Gun control measures may have stalled in DC, but private businesses like Kroger, DICK's and WalMart have started to take gun control into their own hands.
On Thursday, the Kroger Company became the latest chain to modify its gun policy -- limiting sales of firearms and ammo to those 21 and older.
Kroger operates Fred Meyer stores, some of which sell guns. That announcement comes after Walmart and DICK's Sporting Goods made similar moves.
Gun control advocates applauded the news, and some on the other side of the aisle were also happy to see the change.
In Middle Tennessee, the change could be welcome news for local gun shop owners like Chris Tenpenny of Nashville Sporting Arms on Charlotte Pike.
"I've had more interest.
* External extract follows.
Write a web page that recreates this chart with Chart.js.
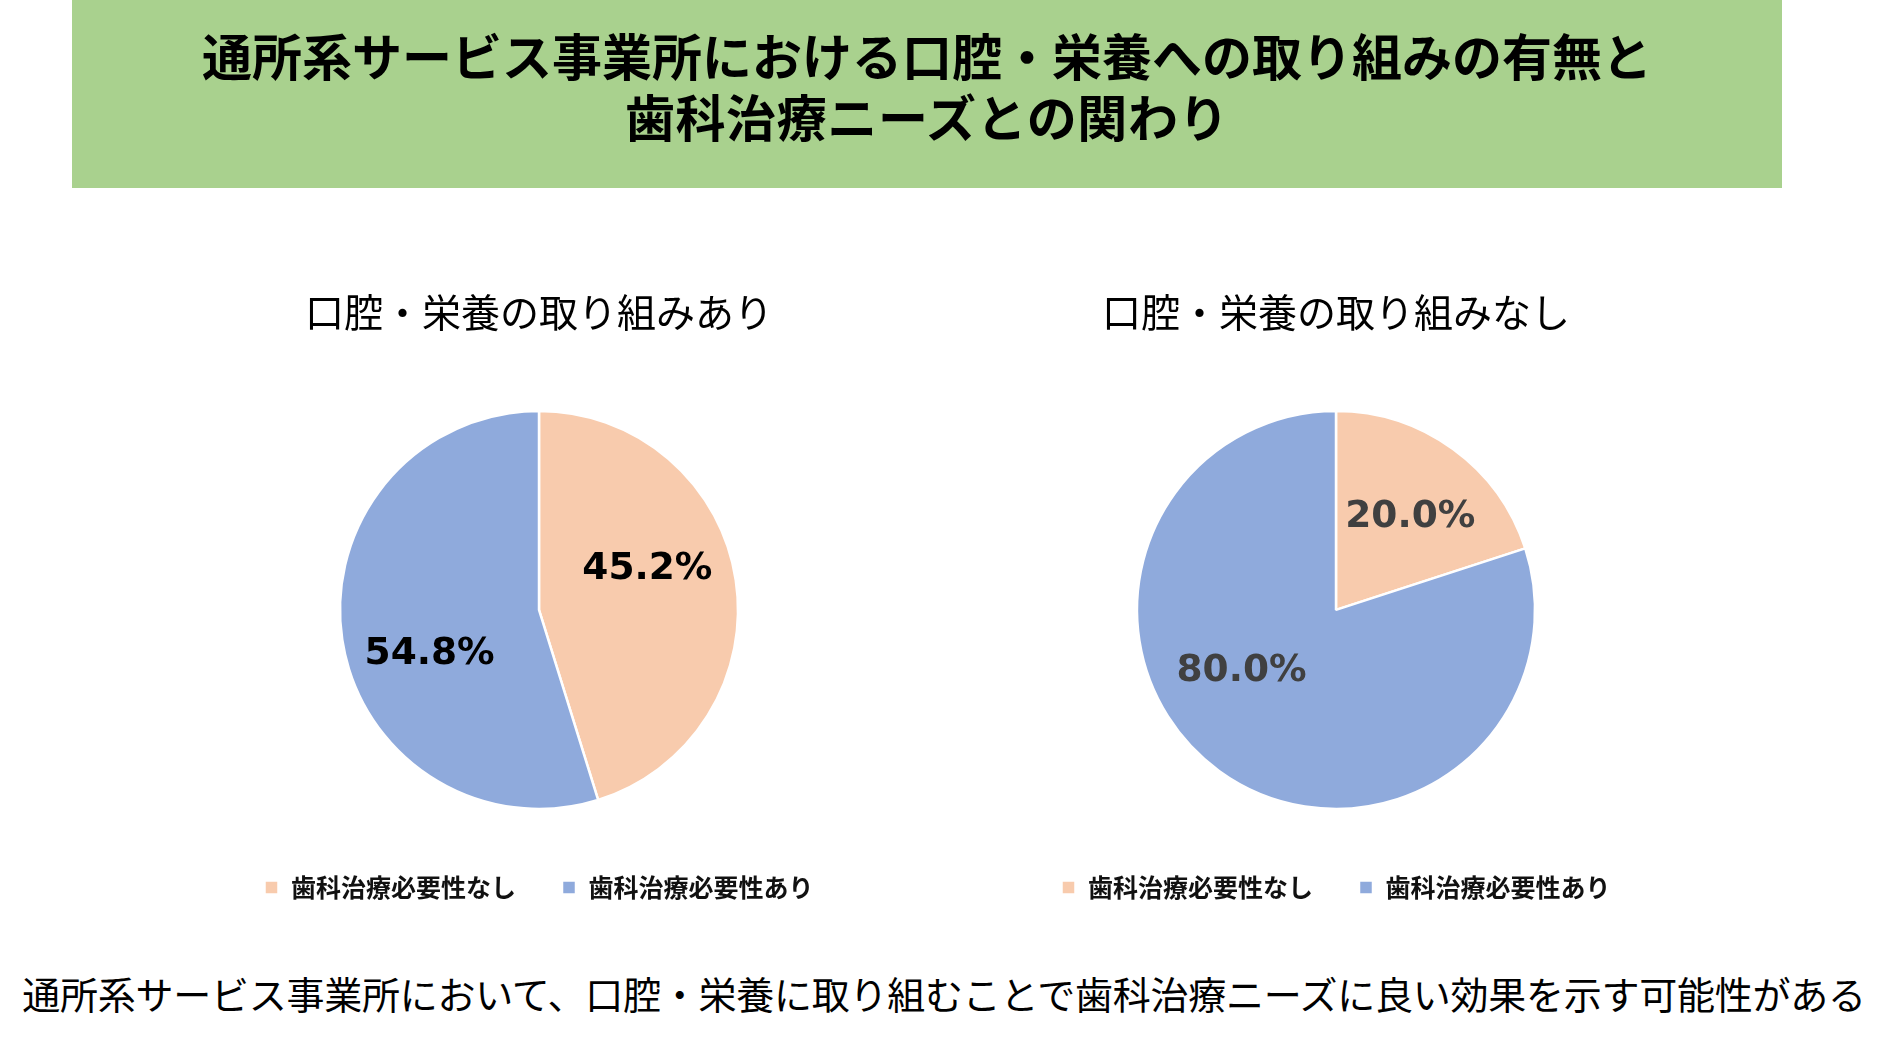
<!DOCTYPE html>
<html lang="ja">
<head>
<meta charset="utf-8">
<script src="https://cdn.jsdelivr.net/npm/chart.js@4.4.1/dist/chart.umd.min.js"></script>
<style>
  html, body { margin: 0; padding: 0; background: #fff; }
  body { width: 1888px; height: 1045px; position: relative; overflow: hidden; font-family: "Noto Sans CJK JP", sans-serif; }
  #banner { position: absolute; left: 72px; top: 0; width: 1710px; height: 188px; background: #A9D18E; }
  .tline { position: absolute; left: 0; width: 100%; text-align: center; font-weight: 700; color: #000; font-size: 50px; line-height: 60px; white-space: nowrap; }
  #t1 { top: 24px; letter-spacing: 0px; }
  #t2 { top: 85px; letter-spacing: 0.6px; }
  #note { position: absolute; left: 0; width: 1888px; top: 966px; text-align: center; font-size: 38px; line-height: 54px; letter-spacing: -0.25px; color: #000; white-space: nowrap; }
  .box { position: absolute; top: 270px; width: 790px; height: 640px; }
  #boxL { left: 144px; }
  #boxR { left: 941px; }
</style>
</head>
<body>
<div id="banner">
  <div class="tline" id="t1"></div>
  <div class="tline" id="t2"></div>
</div>
<div class="box" id="boxL"><canvas id="pieL" width="790" height="640"></canvas></div>
<div class="box" id="boxR"><canvas id="pieR" width="790" height="640"></canvas></div>
<div id="note"></div>
<script>
// ---- data ----
const mainTitleLines = ['通所系サービス事業所における口腔・栄養への取り組みの有無と', '歯科治療ニーズとの関わり'];
const categories = ['歯科治療必要性なし', '歯科治療必要性あり'];
const chartTitles = ['口腔・栄養の取り組みあり', '口腔・栄養の取り組みなし'];
const withProgram = [45.2, 54.8];
const withoutProgram = [20.0, 80.0];
const noteText = '通所系サービス事業所において、口腔・栄養に取り組むことで歯科治療ニーズに良い効果を示す可能性がある';

document.getElementById('t1').textContent = mainTitleLines[0];
document.getElementById('t2').textContent = mainTitleLines[1];
document.getElementById('note').textContent = noteText;

const colors = ['#F8CBAD', '#8FAADC'];

// label plugin: draws percentage labels inside slices
const sliceLabels = {
  id: 'sliceLabels',
  afterDatasetsDraw(chart, args, opts) {
    const ctx = chart.ctx;
    const meta = chart.getDatasetMeta(0);
    const data = chart.data.datasets[0].data;
    ctx.save();
    ctx.font = opts.font;
    ctx.fillStyle = opts.color;
    ctx.textAlign = 'center';
    ctx.textBaseline = 'middle';
    meta.data.forEach((arc, i) => {
      const p = arc.getProps(['x', 'y', 'startAngle', 'endAngle', 'outerRadius'], true);
      const adj = (opts.anchors && opts.anchors[i]) || {dAngle: 0, r: 0.6};
      const a = (p.startAngle + p.endAngle) / 2 + adj.dAngle * Math.PI / 180;
      const r = p.outerRadius * adj.r;
      ctx.fillText(data[i].toFixed(1) + '%', p.x + r * Math.cos(a), p.y + r * Math.sin(a) + 4.5);
    });
    ctx.restore();
  }
};

function makePie(id, title, values, labelColor, anchors) {
  return new Chart(document.getElementById(id), {
    type: 'pie',
    data: {
      labels: categories,
      datasets: [{
        data: values,
        backgroundColor: colors,
        borderColor: '#ffffff',
        borderWidth: 2.5,
        hoverOffset: 0
      }]
    },
    options: {
      responsive: false,
      animation: false,
      radius: 199,
      layout: { padding: 0 },
      plugins: {
        title: {
          display: true,
          text: title,
          color: '#000',
          font: { family: '"Noto Sans CJK JP"', size: 39, weight: 'normal', lineHeight: 1.2 },
          padding: { top: 19, bottom: 55 }
        },
        legend: {
          display: true,
          position: 'bottom',
          labels: {
            color: '#111',
            font: { family: '"Noto Sans CJK JP"', size: 25, weight: 'bold' },
            boxWidth: 14,
            boxHeight: 14,
            padding: 46
          }
        },
        tooltip: { enabled: false },
        sliceLabels: {
          font: 'bold 37.5px "DejaVu Sans"',
          color: labelColor,
          anchors: anchors
        }
      }
    },
    plugins: [sliceLabels]
  });
}

makePie('pieL', chartTitles[0], withProgram, '#000000', [{dAngle: -14, r: 0.59}, {dAngle: -11.6, r: 0.586}]);
makePie('pieR', chartTitles[1], withoutProgram, '#404040', [{dAngle: 1.3, r: 0.616}, {dAngle: 22.8, r: 0.555}]);
</script>
</body>
</html>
There's been more people come by. Not, it's not a crazy level but yes, I have noticed an increase," Tenpenny said.
He says he understands why big retailers like Wal-Mart and DICK's plan to raise the firearm purchases age to 21 but does not believe that will stop shootings.
"They can do whatever they want, that's their right as a corporation. They have every right to set the age that they want as long as they are inside the law," he said.
Because of the retailers' decisions and a potential federal bill to also increase the gun buying age, Tenpenny has seen more people walking through his door.
"Anytime Congress starts talking about legislation that's going to restrict or control gun sales it tends to get interest level up. It tends to motivate people, it tends to get them a little concerned," he said.
Tenpenny believed not every loophole will be closed.
"Criminals will always find a way around it doesn't matter," he said.
He said he supports people's rights to own guns, but if he senses a potential buyer does not have proper gun knowledge he will choose not to sell them one.